[Sciences et Société] 3 questions à Patrick Flandrin, Président de l'Académie des sciences

 
Publié le 17/03/2021 - Mis à jour le 8/05/2023
Patrick Flandrin

Dans le cadre du cycle de conférences Sciences et Société, nous avons interviewé Patrick Flandrin, Directeur de recherche CNRS au laboratoire de physique de l'École Normale Supérieure de Lyon. Il a été élu le 8 décembre 2020 Président de l'Académie des sciences pour la période 2021-2022. Patrick Flandrin donnera une conférence jeudi 25 mars à 18h30 en live sur YouTube sur le traitement du signal. 

Comment définissez-vous au grand public le traitement du signal et quels en sont les domaines d'applications ?

Un signal est le support physique d’une information. Dès qu’il y a passage d’information, il y a signal. Nous vivons aujourd’hui dans un monde où l’information est omniprésente et le traitement du signal est donc un peu partout autour de nous. Un smartphone est par exemple un concentré de traitement du signal, avec bien sûr tous les aspects de transmission des communications vocales, mais aussi de compression d’images, de vidéos ou de musique. Sans un codage comme JPEG, les photos numériques occuperaient des espaces de mémoire gigantesques ; même chose pour le MP3 en musique. Le traitement du signal est présent dans bien d’autres aspects de notre vie quotidienne. Ainsi, le champ de la santé offre de nombreux exemples d’applications, que ce soit pour le suivi du rythme cardiaque, la localisation de foyers épileptiques dans le cerveau, l’échographie ou l’imagerie par résonance magnétique. De même dans de grands secteurs comme l’énergie ou les transports, où la prolifération de capteurs et la nécessité de traiter l’information qu’ils collectent placent le traitement du signal au centre d’enjeux globaux comme les villes intelligentes. Tout ceci sans compter les apports à des questions de science fondamentale, l’exemple récent le plus spectaculaire étant celui de la détection des ondes gravitationnelles dans lequel le traitement du signal a joué un rôle central.

Le traitement du signal est à la croisée des mathématiques, de la physique et de l'informatique. Qu'est-ce qui en fait une discipline à part entière aujourd'hui ?

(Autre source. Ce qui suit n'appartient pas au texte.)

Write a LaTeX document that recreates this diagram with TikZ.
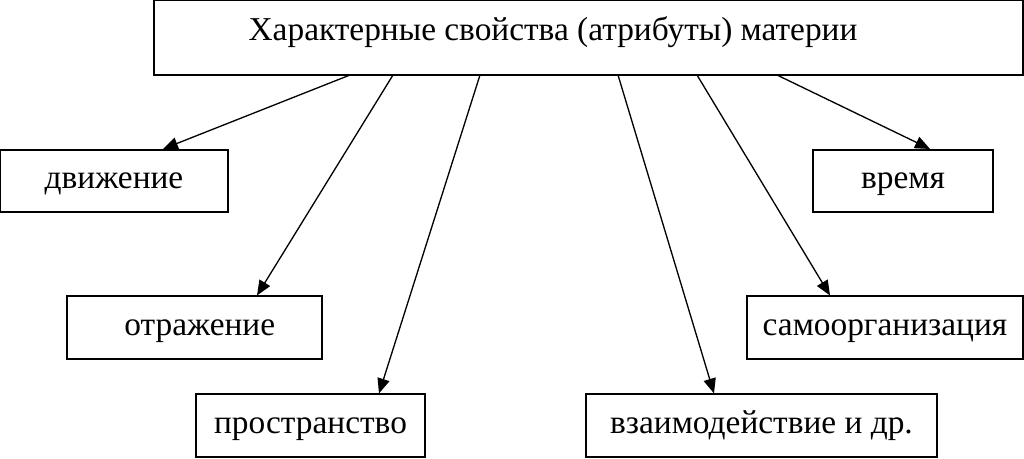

Acquérir des données, les mettre en forme, les transformer, les nettoyer pour mieux les analyser et en extraire une information utile, ce sont des préoccupations que l’on retrouve dans toute science expérimentale. Les scientifiques ont longtemps fait cela sans trop y penser, tout comme Monsieur Jourdain faisait de la prose sans le savoir. Le traitement du signal adjoint à cette pratique implicite des approches explicites, qu’elles soient physiques pour la modélisation, mathématiques pour la formalisation, ou informatiques pour l’élaboration d’algorithmes de calcul optimisés. En se situant ainsi au croisement de ces champs constitués que sont la physique, les mathématiques et l’informatique, mais sans se réduire à aucun, on obtient un ensemble de méthodes qui définissent aujourd’hui une véritable discipline scientifique qui intègre, dans le continuum d’une chaîne unique, des préoccupations allant de l’acquisition à l’extraction et l’interprétation d’information.

Quels sont les défis de demain du traitement du signal ?

La notion même de signal ne cesse d’évoluer et de s’enrichir, avec des modalités de plus en plus variées (données multimedia, corpus textuels, graphes d’interactions,…) et des quantités d’information à traiter toujours plus grandes. La surveillance de l’environnement passe par exemple par l’imagerie hyperspectrale qui opère dans des centaines de canaux fréquentiels différents. Des projets comme les véhicules autonomes nécessitent, en amont des tâches de décision, l’acquisition et le traitement d’un nombre considérable d’informations. La prolifération actuelle des données et leur besoin de traitement a résulté depuis quelques années en l’émergence d’une « science des données » dont l’intersection avec le traitement du signal est très grande. Ceci a résulté en particulier en un développement de méthodes d’apprentissage s’appuyant davantage sur les données observées que sur des modèles, méthodes qui sont au cœur de la révolution de l’intelligence artificielle. Là encore, il y a une grande porosité avec le traitement du signal, ce dernier gardant néanmoins son identité et ses spécificités, dont la ligne directrice reste d’assurer le développement de méthodes génériques et efficaces numériquement, tout en s’appuyant sur une compréhension fine des données.